Bruxelles et Berne enterrent la hache de guerre concernant la fiscalité des entreprises. Les deux pays ont paraphé mardi à Berne une déclaration conjointe. Mais la Suisse devra encore montrer patte blanche avec la réforme promise de l'imposition des sociétés. .
Le secrétaire d'Etat aux questions financières internationales Jacques de Watteville et son homologue européen Heinz Zourek ont apposé leur signature au document. Tous deux se sont félicités d'avoir pu mettre un terme à neuf ans de discussions houleuses.
La Suisse est notamment satisfaite que les menaces très sérieuses de mesures de rétorsion ne se soient pas concrétisées et qu'on ne l'oblige pas à reprendre le code de conduite européen en la matière.

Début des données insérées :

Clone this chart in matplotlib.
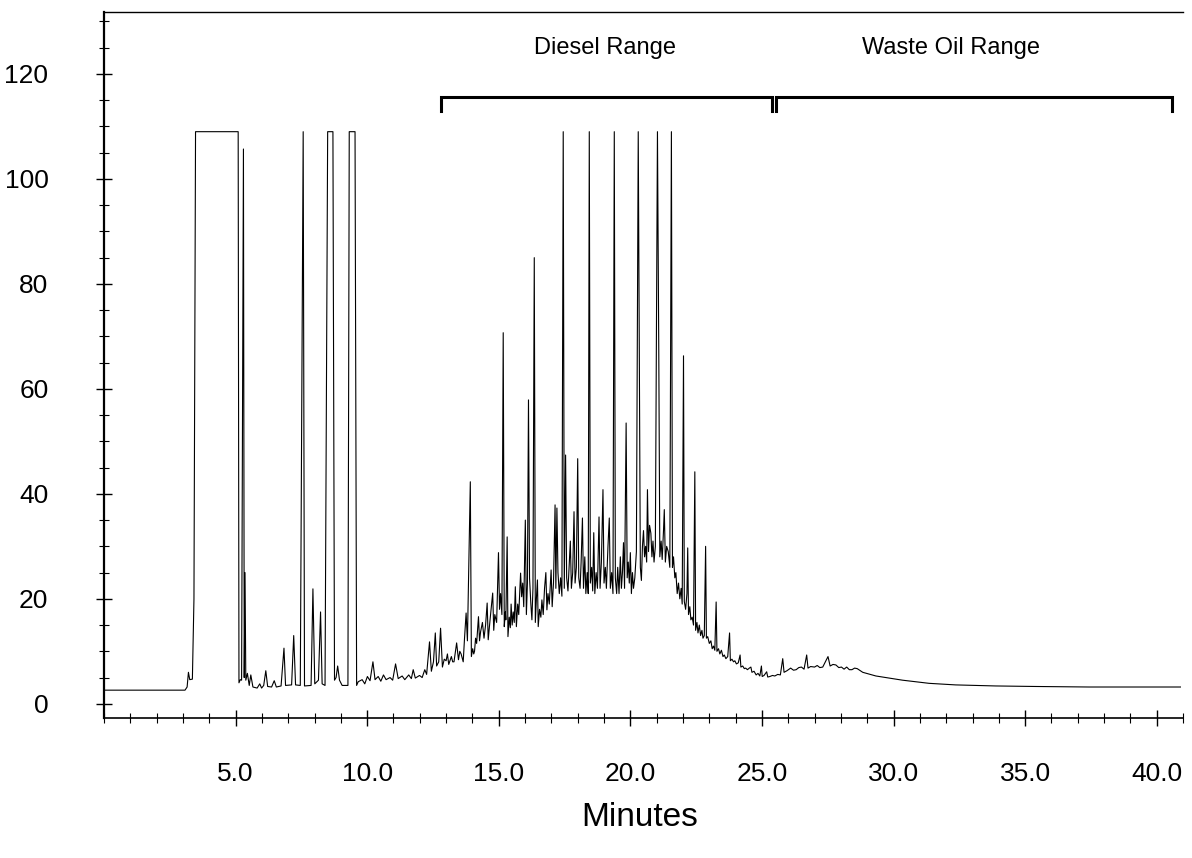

La déclaration conjointe, qui doit encore recevoir l'aval du Conseil fédéral, ne contient aucune obligation relevant du droit international et se limite à énumérer des principes et objectifs communs.
Berne s'engage à abolir les cinq régimes fiscaux critiqués par l'Union européenne (UE). Les sanctions existantes - notamment de la part de l'Italie - seront levées dès que ces systèmes disparaîtront en Suisse.
Bruxelles veut notamment que soit supprimée la différence de traitement entre les revenus de source suisse et ceux de source étrangère. La taxation cantonale des holdings, des sociétés d'administration et des sociétés mixtes est depuis longtemps dans la ligne de mire de l'UE.
Au niveau fédéral, ce sont les multinationales ayant leur siège en Suisse et des filiales à l'étranger qui sont concernées, de même que celles fonctionnant sous le "Swiss finance branch" qui permet aux entreprises étrangères d'avoir leur raison fiscale en Suisse.
Le Conseil fédéral lancera son projet de 3e réforme des entreprises après la pause estivale. Pour éviter que les sociétés étrangères bénéficiant actuellement d'un avantage fiscal ne quittent la Suisse, il entend miser sur de nouveaux outils spéciaux acceptés internationalement et une baisse de l'imposition cantonale des entreprises.
Parmi les "outils spéciaux" figurent les "licence box" qui permettent à des entreprises exploitant des brevets d'obtenir un taux réduit d'impôt. Cet instrument est appliqué dans plusieurs pays comme le Luxembourg, la Belgique et les Pays-Bas et il existe une large palette de possibilités de conception.
Reste un hic: elles sont contestées tant parmi les Vingt-Huit qu'au sein de l'OCDE. Plusieurs Etats membres de l'UE ont effet récemment exprimé la crainte que la Suisse introduise de nouveaux régimes fiscaux "dommageables". Ils ont obtenu le droit de prendre des mesures de rétorsion au cas où Berne trouverait de nouvelles astuces fiscales.
Les experts européens doivent évaluer d'ici la fin de l'année les systèmes de "licence box" existants. Il ne s'agira pas de dire "oui" ou "non", mais plutôt de définir dans quelles conditions une "box" est autorisée. Au-delà du strict point de vue des pratiques fiscales dommageables, l'UE va aussi vérifier que ces instruments ne constituent pas une entrave à la concurrence via une aide étatique, a expliqué M.Zourek.
La Suisse serait bien avisée de tenir compte des standards internationaux, selon M. de Watteville. Elle va suivre de très près ce que fera l'UE, et surtout l'ODCE au sein de laquelle Berne essaie de développer des normes avec des pays qui ont des vues semblables.
Il est possible que le gouvernement adapte la réforme en cours de route. On y verra plus clair d'ici à ce que le projet soit remis au Parlement l'année prochaine, a expliqué le secrétaire d'Etat. Son homologue européen s'est montré compréhensif face à la lenteur des révisions législatives helvétiques.
Le Conseil fédéral a encore fort à faire pour contenter tous les cantons avec son projet, qui risque de coûter entre un et trois milliards de pertes fiscales. Si personne ne remet en cause le fond de la 3e réforme de l'imposition des entreprises, les modalités d'application divisent les esprits.